Lightly draw crosshatching on the circle to divide the space into four quarters.
Start with biggest shape in the field of view. Looking through the microscope, mentally divide the field into four quadrants, just like the big circle. Determine where the big shape falls among these four sections.
Lightly sketch an amorphous shape with a pencil where the edges of the item are. Check your proportions. Look through the microscope, then at your shape to get the outline as accurate as possible.
Do the same for the other shapes in the field of view, starting with the next biggest and so on. Lightly sketch each shape, using the previous shapes and mental crosshatches to help determine proper proportions. Check each one, first by looking through the microscope then at your drawing, several times before starting the next shape.

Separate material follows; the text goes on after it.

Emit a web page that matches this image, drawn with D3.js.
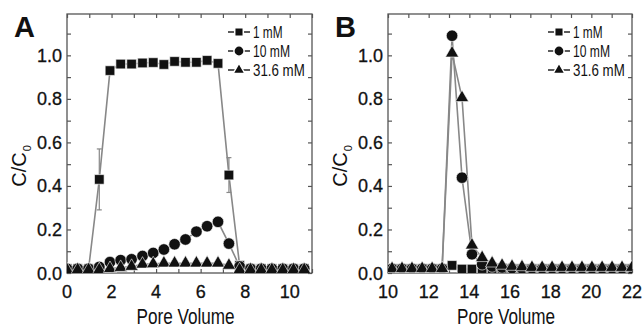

When all the general outlines are completed, look through the microscope again. Check that the ratio of proportions of one shape to another are preserved. Check that empty space in the field of view is also in your drawing.
Move on to internal shapes within the already outlined shapes. If necessary, draw light crosshatches through the biggest shapes you have outlined to help guide you. Sketch internal shapes, constantly checking your proportions as before. Repeat for the all the visible shapes in the field of view.
Sketching the Basics
You should have a lightly drawn circle filled with several amorphous shapes filled with amorphous shapes. Transform these placeholder shapes into what you actually see. Look through the microscope and mimic the curvature of the actual shapes. Start with the simplest shape. Erase unnecessary lines and add new ones until you're satisfied.
Once you have a light sketch of what you see in the microscope, go back and replace lightly sketched lines with dark, heavier ones. Check image again in microscope for noteworthy textures or patterns in the outlines. If using a pen is allowed, now is the time to begin using it. Complete all larger shape outlines before going back and completing internal shapes in the same way.
Add any remaining small structures not yet added. Add texture and depth to drawing with pencil shading, swirls, lines, etc. as time allows. At every stage, check your work through the microscope until the drawing is satisfactorily similar to what you see.
Finalise and Perfect Your Drawing
Tips and warnings
- Using coloured pencils can give your sketches more depth and interest. Once you have mastered the steps here, consider including them. Don't go overboard, but add little details of colour to your final pen or pencil drawing.